Brexit, ecco perché l’Italia deve sperare in un accordo

La Brexit non è soltanto una questione tra Unione Europea e Regno Unito, ma l’esito della complessa partita che si sta giocando in queste ore potrebbe avere delle conseguenze economiche e sociali non di poco conto anche per l’Italia.

Se la bozza di intesa sulla Brexit che è stata siglata nei giorni scorsi tra Londra e Bruxelles non dovesse essere approvata dalla Camera dei Comuni, al momento il primo ministro Teresa May non sembrerebbe avere i numeri necessari per farla passare, il prossimo 29 marzo il Regno Unito si potrebbe ritrovare fuori dall’Unione senza un accordo.

Una eventualità questa che sarebbe molto dannosa per il nostro paese in termini di export e di connazionali che vivono Oltremanica: in questo spinoso match politico, l’Italia senza dubbio deve sperare che alla fine venga siglato un accordo.

Brexit: l’Italia tifa per l’accordo

Spesso nelle vicende di politica internazionale c’è la tendenza a considerare le varie questioni, anche quelle più importanti e delicate, come dei fatti che comunque alla fine non ci riguardano da vicino.

Invece non c’è niente di più sbagliato, basti pensare al Pil italiano fermo nel terzo trimestre: le principali cause di questo rallentamento sono state attribuite ai dazi commerciali recentemente imposti da Donald Trump.

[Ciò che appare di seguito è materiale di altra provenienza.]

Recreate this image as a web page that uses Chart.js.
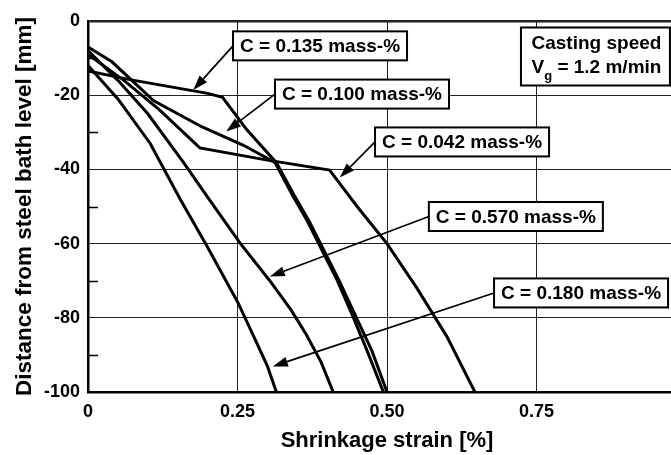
<!DOCTYPE html>
<html>
<head>
<meta charset="utf-8">
<script src="https://cdn.jsdelivr.net/npm/chart.js@4.4.0/dist/chart.umd.min.js"></script>
<style>
  html, body { margin: 0; padding: 0; background: #fff; overflow: hidden; width: 671px; height: 455px; }
</style>
</head>
<body>
<canvas id="chart" width="700" height="455"></canvas>
<script>
// values
const xTickLabels = ['0', '0.25', '0.50', '0.75', ''];
const yTickLabels = ['-100', '-80', '-60', '-40', '-20', '0'];
const yMinorTicks = [-10, -30, -50, -70, -90];

const c135X = [0, 0.07, 0.2, 0.225, 0.265, 0.315, 0.345, 0.37, 0.395, 0.42, 0.449, 0.475, 0.50];
const c135Y = [-13.5, -15.8, -19.5, -20.6, -29.2, -38.2, -47, -54, -62, -70, -80, -89, -100];

const c100X = [0, 0.04, 0.08, 0.11, 0.19, 0.26, 0.313, 0.342, 0.367, 0.392, 0.417, 0.444, 0.467, 0.494];
const c100Y = [-7, -11, -17, -21.5, -28.5, -33.5, -38.2, -47, -54, -62, -70, -80, -89, -100];

const c042X = [0, 0.06, 0.12, 0.187, 0.30, 0.404, 0.45, 0.5, 0.55, 0.6, 0.647];
const c042Y = [-9, -16, -24, -34.2, -37.5, -40.2, -50, -60, -72, -85, -100];

const c570X = [0, 0.05, 0.1, 0.159, 0.2, 0.254, 0.304, 0.34, 0.365, 0.39, 0.41];
const c570Y = [-8, -16, -25, -38, -47.5, -59.8, -70, -78, -84.5, -92, -100];

const c180X = [0, 0.05, 0.104, 0.154, 0.2, 0.251, 0.28, 0.3, 0.315];
const c180Y = [-12, -21, -33, -48, -61, -76, -86, -93, -100];

const labelTexts = ['C = 0.135 mass-%', 'C = 0.100 mass-%', 'C = 0.042 mass-%', 'C = 0.570 mass-%', 'C = 0.180 mass-%'];

// where the callouts sit (data units)
const callouts = [
  { left: 0.2425, mid: -6.7,  tipX: 0.176, tipY: -18.6 },
  { left: 0.3127, mid: -19.7, tipX: 0.231, tipY: -29.8 },
  { left: 0.480,  mid: -32.6, tipX: 0.421, tipY: -42.2 },
  { left: 0.570,  mid: -52.7, tipX: 0.304, tipY: -68.9 },
  { left: 0.679,  mid: -73.3, tipX: 0.309, tipY: -93.1 }
];
const speedBox = { left: 0.724, top: -1.75 };

const FONT = '"Liberation Sans", Arial, Helvetica, sans-serif';

function series(xs, ys) {
  return xs.map((x, i) => ({ x: x, y: ys[i] }));
}

function lineSet(xs, ys) {
  return {
    data: series(xs, ys),
    borderColor: '#000',
    borderWidth: 3,
    pointRadius: 0,
    tension: 0,
    fill: false
  };
}

function arrow(ctx, x0, y0, x1, y1) {
  const ang = Math.atan2(y1 - y0, x1 - x0);
  const len = 15, half = 5;
  const bx = x1 - len * Math.cos(ang), by = y1 - len * Math.sin(ang);
  ctx.beginPath();
  ctx.moveTo(x0, y0);
  ctx.lineTo(bx, by);
  ctx.lineWidth = 1.7;
  ctx.strokeStyle = '#000';
  ctx.stroke();
  ctx.beginPath();
  ctx.moveTo(x1, y1);
  ctx.lineTo(bx + half * Math.sin(ang), by - half * Math.cos(ang));
  ctx.lineTo(bx - half * Math.sin(ang), by + half * Math.cos(ang));
  ctx.closePath();
  ctx.fillStyle = '#000';
  ctx.fill();
}

const extras = {
  id: 'extras',
  beforeDatasetsDraw(chart) {
    const ctx = chart.ctx, y = chart.scales.y, area = chart.chartArea;
    ctx.save();
    ctx.strokeStyle = '#000';
    ctx.lineWidth = 1.5;
    yMinorTicks.forEach(v => {
      const py = Math.round(y.getPixelForValue(v)) + 0.5;
      ctx.beginPath();
      ctx.moveTo(area.left, py);
      ctx.lineTo(area.left + 10, py);
      ctx.stroke();
    });
    ctx.restore();
  },
  afterDatasetsDraw(chart) {
    const ctx = chart.ctx, xs = chart.scales.x, ys = chart.scales.y;
    ctx.save();
    ctx.font = 'bold 19px ' + FONT;
    ctx.textBaseline = 'middle';
    const boxH = 29, padX = 7;
    callouts.forEach((c, i) => {
      const bx = xs.getPixelForValue(c.left);
      const my = ys.getPixelForValue(c.mid);
      const w = ctx.measureText(labelTexts[i]).width + padX * 2;
      arrow(ctx, bx, my, xs.getPixelForValue(c.tipX), ys.getPixelForValue(c.tipY));
      ctx.fillStyle = '#fff';
      ctx.fillRect(bx, my - boxH / 2, w, boxH);
      ctx.lineWidth = 2;
      ctx.strokeStyle = '#000';
      ctx.strokeRect(bx, my - boxH / 2, w, boxH);
      ctx.fillStyle = '#000';
      ctx.fillText(labelTexts[i], bx + padX, my + 1);
    });

    // casting speed box
    const sx = xs.getPixelForValue(speedBox.left);
    const sy = ys.getPixelForValue(speedBox.top);
    const sw = 149, sh = 58;
    ctx.fillStyle = '#fff';
    ctx.fillRect(sx, sy, sw, sh);
    ctx.lineWidth = 2;
    ctx.strokeRect(sx, sy, sw, sh);
    ctx.fillStyle = '#000';
    ctx.textAlign = 'center';
    ctx.fillText('Casting speed', sx + sw / 2 + 1, sy + 16);
    const rest = ' = 1.2 m/min';
    const wV = ctx.measureText('V').width;
    const wR = ctx.measureText(rest).width;
    ctx.font = 'bold 13px ' + FONT;
    const wG = ctx.measureText('g').width;
    const total = wV + wG + wR;
    let tx = sx + sw / 2 + 1 - total / 2;
    ctx.textAlign = 'left';
    ctx.font = 'bold 19px ' + FONT;
    ctx.fillText('V', tx, sy + 40);
    ctx.font = 'bold 13px ' + FONT;
    ctx.fillText('g', tx + wV, sy + 49);
    ctx.font = 'bold 19px ' + FONT;
    ctx.fillText(rest, tx + wV + wG, sy + 40);
    ctx.restore();
  }
};

new Chart(document.getElementById('chart'), {
  type: 'line',
  data: {
    datasets: [
      lineSet(c135X, c135Y),
      lineSet(c100X, c100Y),
      lineSet(c042X, c042Y),
      lineSet(c570X, c570Y),
      lineSet(c180X, c180Y)
    ]
  },
  options: {
    responsive: false,
    animation: false,
    layout: { padding: { top: 21, right: 14, left: 0, bottom: 0 } },
    plugins: { legend: { display: false }, tooltip: { enabled: false } },
    scales: {
      x: {
        type: 'linear',
        min: 0,
        max: 1,
        afterFit: s => { s.height = 63; },
        ticks: {
          stepSize: 0.25,
          color: '#000',
          font: { family: FONT, size: 18, weight: 'bold' },
          padding: 9,
          maxRotation: 0,
          callback: (v, i) => xTickLabels[i]
        },
        grid: { color: '#222', lineWidth: 1, drawTicks: false },
        border: { display: true, color: '#000', width: 2.5 },
        title: {
          display: true,
          text: 'Shrinkage strain [%]',
          color: '#000',
          font: { family: FONT, size: 22, weight: 'bold' },
          padding: { top: 0, bottom: 1 }
        }
      },
      y: {
        type: 'linear',
        min: -100,
        max: 0,
        afterFit: s => { s.width = 88; },
        ticks: {
          stepSize: 20,
          color: '#000',
          font: { family: FONT, size: 18, weight: 'bold' },
          padding: 8,
          callback: (v, i) => yTickLabels[i]
        },
        grid: {
          color: '#222',
          lineWidth: c => (c.tick && c.tick.value === 0 ? 2.5 : 1),
          drawTicks: false
        },
        border: { display: true, color: '#000', width: 2.5 },
        title: {
          display: true,
          text: 'Distance from steel bath level [mm]',
          color: '#000',
          font: { family: FONT, size: 22.5, weight: 'bold' },
          padding: { top: 11, bottom: 0 }
        }
      }
    }
  },
  plugins: [extras]
});
</script>
</body>
</html>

Anche la Brexit in quest’ottica potrebbe avere dei riflessi, in negativo, sull’economia nostrana se Londra alla fine non dovesse siglare alcun accordo con l’Unione Europea. Prospettiva questa al momento molto probabile.

La bozza di intesa portata a casa da Teresa May infatti nel Regno Unito non piace a nessuno. Quattro ministri si sono dimessi in disaccordo con il primo ministro, mentre le opposizioni parlano di un fallimento con l’86% dei sudditi di Sua Maestà che secondo i sondaggi sarebbero dello stesso parere.

Il 6 dicembre ci sarà il voto decisivo alla Camera dei Comuni, dove al momento la May sarebbe ben lontana dall’avere i numeri sufficienti per far approvare il suo accordo sulla Brexit.

A prescindere su come poi evolveranno le cose, se al prossimo 29 marzo non sarà stata siglata un’intesa tra Bruxelles e Londra, il Regno Unito sarà comunque fuori dall’UE e si dovrà rapportare con l’Unione in base alle regole del WTO.

La prima conseguenza sarebbe quella del ripristino di più complessi controlli doganali. Essendo il Regno Unito un’isola, questo potrebbe provocare un autentico collasso per le dogane con molte merci che così rimarrebbero bloccate sia a Dover che a Calais.

Per l’Italia questo sarebbe un bel problema: il Bel Paese infatti Oltremanica esporta molto più rispetto a quello che importa, con le esportazioni che riguardano soprattutto piccole e medie imprese nostrane.

L’aumento di problemi alle dogane potrebbe quindi incidere in negativo sulle nostre esportazioni, contando anche che ci sono delle aziende che hanno nel Regno Unito il loro unico sbocco di mercato estero e che rischierebbero anche la chiusura.

Altro problema però riguarderebbe quei 700.000 italiani che al momento vivono e lavorano nel Regno Unito. Senza un accordo che li tuteli, la loro posizione potrebbe essere a rischio. Anche dal punto di vista turistico poi ci potrebbero essere delle ripercussioni.

Un “no deal” sulla Brexit sarebbe quindi un problema anche per l’Italia, che potrebbe vedere compromesso il suo florido export verso il Regno Unito senza contare i tanti connazionali che rischierebbero nel caso di dovere abbandonare il paese.